The labor shortages obliges food producers to think outside the (mixing) bowl. As a result, food producers are moving to automation not only to produce but also to ensure a more consistent product quality and with that less product waste.
With labour shortages endemic throughout the food industry, companies are having to invest to retain and attract staff while at the same time planning a future with fewer people and greater levels of automation.
Just food magazine spoke to analysts after Nestlé reported its first-quarter sales, CEO Mark Schneider said the world’s largest food maker could have sold more products in North America if it wasn’t for labour shortages. “Sometimes we couldn’t run lines that we wanted to run,” he said.
To bring the challenges specifically to the mixing part of the complete production value chain; there is no greater need for skilled labor than at the mixing stage. Just one slight error or lack of judgment can result in a rash of ramifications throughout the rest of the production line. This is why bakery operators typically put their most experienced personnel at the front of the process.
In order words, your product quality is then depending on the skills and performance of workers that are now hard to retain and attract.
Yet.. the above is the case when your mixing process is operating in a batch mode. Continuous mixing is seen as a more automated alternative.
BATCH VS. CONTINUOUS
A continuous process means the quality of the product is computer controlled and completely independent of the skills of your operator. Product quality consistency is constantly controlled, tracked and traced. In the case of Sobatech, only dark-room operations are offered – meaning there is no need for light at the location of Sobatech’s continuous dosing and mixing processes.
Together with the increase in energy costs, these factors have led to a huge increase in continuous mixing enquiries over the years.

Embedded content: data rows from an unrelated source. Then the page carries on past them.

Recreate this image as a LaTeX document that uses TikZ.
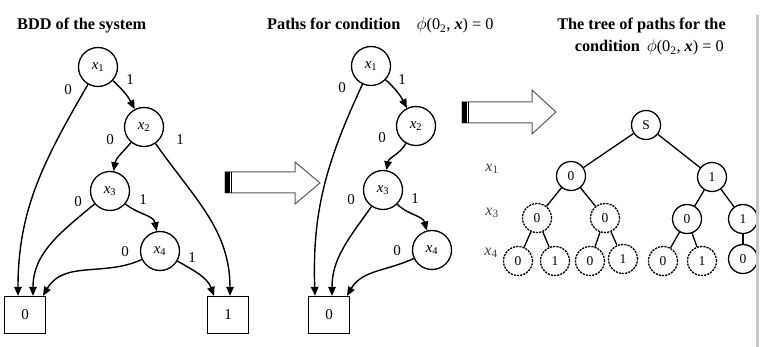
\documentclass[tikz,border=0pt]{standalone}
\usepackage{fontspec}
\setmainfont{Liberation Serif}
\usetikzlibrary{arrows.meta}

\tikzset{
  bdd/.style={circle,draw,line width=1.3pt,minimum size=39pt,inner sep=0pt,font=\fontsize{15}{15}\selectfont},
  term/.style={rectangle,draw,line width=1.3pt,minimum width=41pt,minimum height=37pt,inner sep=0pt,font=\fontsize{15}{15}\selectfont},
  edge/.style={line width=1.4pt,-{Triangle[length=9pt,width=7.5pt]}},
  lbl/.style={font=\fontsize{15}{15}\selectfont,inner sep=0pt},
  tnode/.style={circle,draw,line width=1.3pt,minimum size=29pt,inner sep=0pt,font=\fontsize{13.5}{13.5}\selectfont},
  tdash/.style={tnode,dash pattern=on 2.2pt off 1pt},
  tedge/.style={line width=1.3pt},
  lvl/.style={font=\fontsize{16}{16}\selectfont,inner sep=0pt,text=black!75},
  title/.style={font=\fontsize{16.3}{19}\selectfont,inner sep=0pt},
  bigarrow/.style={draw=black!65,line width=1pt,fill=white},
}
\newcommand{\xv}[1]{\textit{x}\textsubscript{#1}}
\newcommand{\cond}{$\phi$(0\textsubscript{2}, \textbf{\textit{x}}) = 0}

\begin{document}
\begin{tikzpicture}[x=1pt,y=1pt]
\fill[white] (0,0) rectangle (760,-347);
\useasboundingbox (0,0) rectangle (760,-347);

% titles
\node[title,anchor=base west] (t1) at (17,-30) {\textbf{BDD of the system}};
\node[title,anchor=base west] (t2) at (267,-30) {\textbf{Paths for condition}\quad\cond};
\node[title,anchor=base east] (t3a) at (726,-30) {\textbf{The tree of paths for the}};
\node[title,anchor=base east] (t3b) at (724,-52) {\textbf{condition}\, \cond};

% ---- BDD of the system ----
\node[bdd] (a1) at (98,-67) {\xv{1}};
\node[bdd] (a2) at (144,-127) {\xv{2}};
\node[bdd] (a3) at (110,-191) {\xv{3}};
\node[bdd] (a4) at (160,-251) {\xv{4}};
\node[term] (b0) at (25,-315) {0};
\node[term] (b1) at (228,-315) {1};

\draw[edge] (a1) to[out=240,in=90] ([xshift=-7pt]b0.north);
\draw[edge] (a1) to[bend left=10] (a2);
\draw[edge] (a2) to[out=230,in=80] (a3);
\draw[edge] (a2) to[out=-55,in=90] ([xshift=2pt]b1.north);
\draw[edge] (a3) to[out=220,in=90] ([xshift=8pt]b0.north);
\draw[edge] (a3) to[out=-40,in=100] (a4);
\draw[edge] (a4) to[out=205,in=60] ([xshift=18pt]b0.north);
\draw[edge] (a4) to[out=-30,in=110] ([xshift=-14pt]b1.north);

\node[lbl] (la1) at (68,-90) {0};
\node[lbl] (la2) at (130,-80) {1};
\node[lbl] (la3) at (110,-140) {0};
\node[lbl] (la4) at (180,-140) {1};
\node[lbl] (la5) at (78,-202) {0};
\node[lbl] (la6) at (143,-200) {1};
\node[lbl] (la7) at (125,-252) {0};
\node[lbl] (la8) at (192,-258) {1};

% ---- paths for the condition ----
\node[bdd] (p1) at (371,-66) {\xv{1}};
\node[bdd] (p2) at (416,-126) {\xv{2}};
\node[bdd] (p3) at (383,-190) {\xv{3}};
\node[bdd] (p4) at (432,-250) {\xv{4}};
\node[term] (c0) at (329,-315) {0};

\draw[edge] (p1) to[out=245,in=92] ([xshift=-14pt]c0.north);
\draw[edge] (p1) to[bend left=10] (p2);
\draw[edge] (p2) to[out=240,in=80] (p3);
\draw[edge] (p3) to[out=235,in=90] ([xshift=3pt]c0.north);
\draw[edge] (p3) to[out=-45,in=105] (p4);
\draw[edge] (p4) to[out=205,in=60] ([xshift=18pt]c0.north);

\node[lbl] (lp1) at (342,-88) {0};
\node[lbl] (lp2) at (402,-80) {1};
\node[lbl] (lp3) at (382,-138) {0};
\node[lbl] (lp4) at (351,-200) {0};
\node[lbl] (lp5) at (415,-199) {1};
\node[lbl] (lp6) at (397,-251) {0};

% ---- hollow transition arrows ----
\draw[bigarrow] (225,-172) -- (295,-172) -- (295,-162) -- (320,-183) -- (295,-204) -- (295,-193) -- (225,-193) -- cycle;
\fill (225,-172) rectangle (229.5,-193);
\draw[line width=0.8pt] (231.5,-172) -- (231.5,-193);

\draw[bigarrow] (462,-102) -- (532,-102) -- (532,-90) -- (556,-112) -- (532,-134) -- (532,-123) -- (462,-123) -- cycle;
\fill (462,-102) rectangle (466.5,-123);
\draw[line width=0.8pt] (468.5,-102) -- (468.5,-123);

% ---- tree of paths ----
\node[lvl] (v1) at (492,-169) {\xv{1}};
\node[lvl] (v3) at (492,-213) {\xv{3}};
\node[lvl] (v4) at (491,-253) {\xv{4}};

\node[tnode] (s) at (646,-125) {S};
\node[tnode] (n0) at (571,-176) {0};
\node[tnode] (n1) at (712,-177) {1};
\node[tdash] (m1) at (537,-218) {0};
\node[tdash] (m2) at (605,-218) {0};
\node[tnode] (m3) at (687,-219) {0};
\node[tnode] (m4) at (743,-219) {1};
\node[tdash] (k1) at (518,-261) {0};
\node[tdash] (k2) at (555,-261) {1};
\node[tdash] (k3) at (590,-261) {0};
\node[tdash] (k4) at (623,-259) {1};
\node[tdash] (k5) at (663,-261) {0};
\node[tdash] (k6) at (702,-261) {1};
\node[tnode] (k7) at (743,-259) {0};

\draw[tedge] (s) -- (n0);
\draw[tedge] (s) -- (n1);
\draw[tedge] (n0) -- (m1);
\draw[tedge] (n0) -- (m2);
\draw[tedge] (n1) -- (m3);
\draw[tedge] (n1) -- (m4);
\draw[tedge] (m1) -- (k1);
\draw[tedge] (m1) -- (k2);
\draw[tedge] (m2) -- (k3);
\draw[tedge] (m2) -- (k4);
\draw[tedge] (m3) -- (k5);
\draw[tedge] (m3) -- (k6);
\draw[tedge] (m4) -- (k7);

% right margin rule
\draw[line width=2.5pt,black!22] (757.5,-15) -- (757.5,-347);
\end{tikzpicture}
\end{document}
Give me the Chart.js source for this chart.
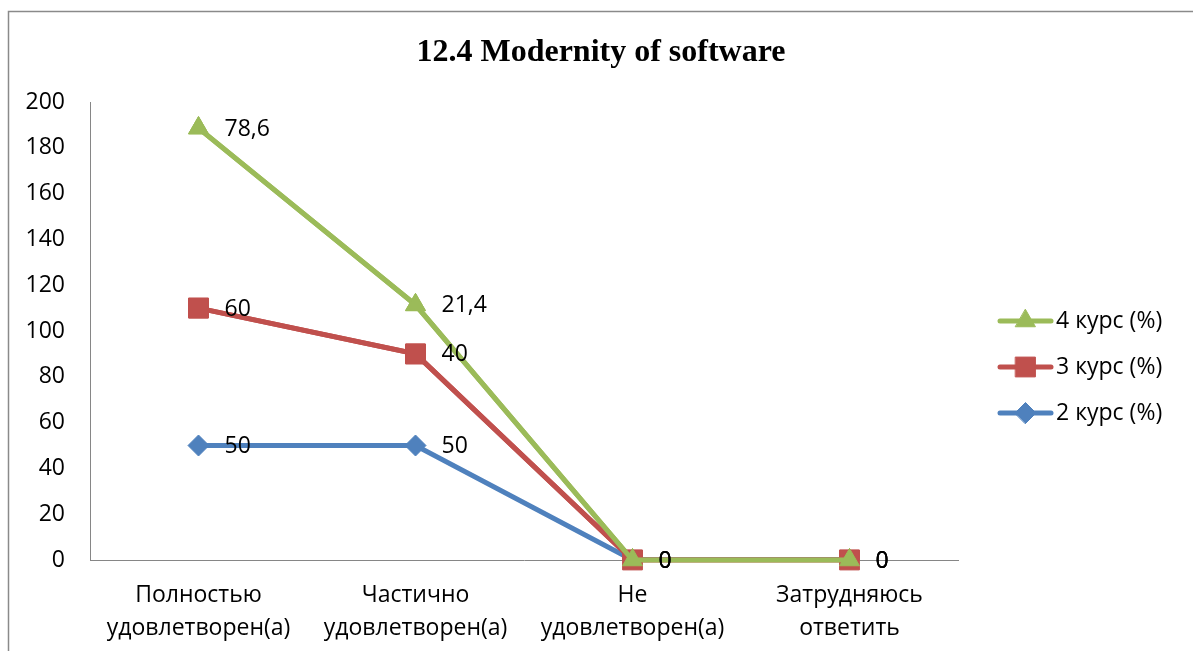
<!DOCTYPE html>
<html><head><meta charset="utf-8">
<script src="https://cdn.jsdelivr.net/npm/chart.js@4.4.0/dist/chart.umd.min.js"></script>
<style>html,body{margin:0;padding:0;background:#fff;overflow:hidden}#wrap{width:1193px;height:651px;position:relative}</style>
</head><body><div id="wrap"><canvas id="c" width="1193" height="651"></canvas></div>
<script>
const categories = [["Полностью","удовлетворен(а)"],["Частично","удовлетворен(а)"],["Не","удовлетворен(а)"],["Затрудняюсь","ответить"]];
const course2 = [50, 50, 0, 0];
const course3 = [60, 40, 0, 0];
const course4 = [78.6, 21.4, 0, 0];
const seriesNames = ["2 курс (%)", "3 курс (%)", "4 курс (%)"];
const yMin = 0, yMax = 200, yStep = 20;
const titleText = "12.4 Modernity of software";

const FONT = "'Open Sans', 'DejaVu Sans', sans-serif";
const colors = ["#4F81BD", "#C0504D", "#9BBB59"];
const styles = ["rectRot", "rect", "triangle"];
const radii = [10.5, 14, 11.5];

const framePlugin = {
  id: 'frame',
  beforeDraw(chart) {
    const ctx = chart.ctx;
    ctx.save();
    ctx.strokeStyle = '#8a8a8a';
    ctx.lineWidth = 1.5;
    ctx.beginPath();
    ctx.moveTo(8.5, 651); ctx.lineTo(8.5, 11.5); ctx.lineTo(1193, 11.5);
    ctx.stroke();
    ctx.restore();
  },
  afterDraw(chart) {
    const ctx = chart.ctx;
    ctx.save();
    ctx.fillStyle = '#000';
    ctx.font = "bold 32px 'Liberation Serif', 'Times New Roman', serif";
    ctx.textAlign = 'center';
    ctx.textBaseline = 'middle';
    ctx.fillText(titleText, 601, 53);
    // legend
    const items = chart.data.datasets.map((d, i) => i).reverse();
    const ys = [321, 367, 413];
    items.forEach((di, k) => {
      const ds = chart.data.datasets[di];
      const y = ys[k];
      ctx.strokeStyle = ds.borderColor;
      ctx.fillStyle = ds.borderColor;
      ctx.lineWidth = 5;
      ctx.lineCap = 'round';
      ctx.beginPath(); ctx.moveTo(1000, y); ctx.lineTo(1051, y); ctx.stroke();
      ctx.lineWidth = 1;
      Chart.helpers.drawPoint(ctx, {pointStyle: ds.pointStyle, radius: ds.pointRadius, rotation: 0, borderWidth: 1}, 1025.5, y);
      ctx.fillStyle = '#000';
      ctx.font = "23px " + FONT;
      ctx.textAlign = 'left';
      ctx.textBaseline = 'middle';
      ctx.fillText(ds.label, 1056, y);
    });
    ctx.restore();
  }
};

const reorderPlugin = {
  id: 'reorder',
  afterDatasetsDraw(chart) {
    // Draw red then green over blue so green is on top (as in original)
    [1, 2].forEach(i => chart.getDatasetMeta(i).controller.draw());
    const ctx = chart.ctx;
    ctx.save();
    ctx.fillStyle = '#000';
    ctx.font = "23px " + FONT;
    ctx.textAlign = 'left';
    ctx.textBaseline = 'middle';
    chart.data.datasets.forEach((ds, i) => {
      const meta = chart.getDatasetMeta(i);
      meta.data.forEach((pt, j) => {
        const v = ds.data[j];
        ctx.fillText(String(v).replace('.', ','), pt.x + 26, pt.y + 1);
      });
    });
    ctx.restore();
  }
};

const seriesData = [course2, course3, course4];
const datasets = seriesData.map((arr, i) => ({
  label: seriesNames[i],
  data: arr,
  borderColor: colors[i],
  backgroundColor: colors[i],
  pointBackgroundColor: colors[i],
  pointBorderColor: colors[i],
  pointStyle: styles[i],
  pointRadius: radii[i],
  pointHoverRadius: radii[i],
  pointBorderWidth: 1,
  borderWidth: 5,
  fill: false,
  tension: 0
}));

new Chart(document.getElementById('c'), {
  type: 'line',
  data: { labels: categories, datasets },
  plugins: [framePlugin, reorderPlugin],
  options: {
    responsive: false,
    animation: false,
    events: [],
    layout: { padding: { left: 0, top: 102, right: 235, bottom: 0 } },
    plugins: { legend: { display: false }, title: { display: false }, tooltip: { enabled: false } },
    scales: {
      x: {
        offset: true,
        grid: { display: false, drawTicks: false },
        border: { display: true, color: '#868686', width: 1 },
        ticks: { color: '#000', font: { family: FONT, size: 23, lineHeight: 1.43 }, padding: 19, maxRotation: 0, autoSkip: false },
        afterFit(s) { s.height = 91; }
      },
      y: {
        stacked: true,
        min: yMin, max: yMax,
        grid: { display: false, drawTicks: false },
        border: { display: true, color: '#868686', width: 1 },
        ticks: { stepSize: yStep, color: '#000', font: { family: FONT, size: 23 }, padding: 25 },
        afterFit(s) { s.width = 90; }
      }
    }
  }
});
</script></body></html>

Back in 2019, when energy markets were still calm, energy had a 2% share in the total costs of food manufacturers in the EU. Given the sharp increase in energy prices, ING estimated that the share currently ranges between 7.5-10% (without price caps or compensation). There are also many signals that some food manufacturers have seen their energy bills rise to up to 30% of their total costs. In food processing, activities such as flour milling, baking and fruit/vegetable/potato processing are relatively energy intensive.
Before 2019, constant consistency had been the main reason for food producers to kill their old habits moving from batch to continuous, the past years Sobatech has seen that energy prices and labor shorages are what drive their customers to go continuous and strongly contribute to its success.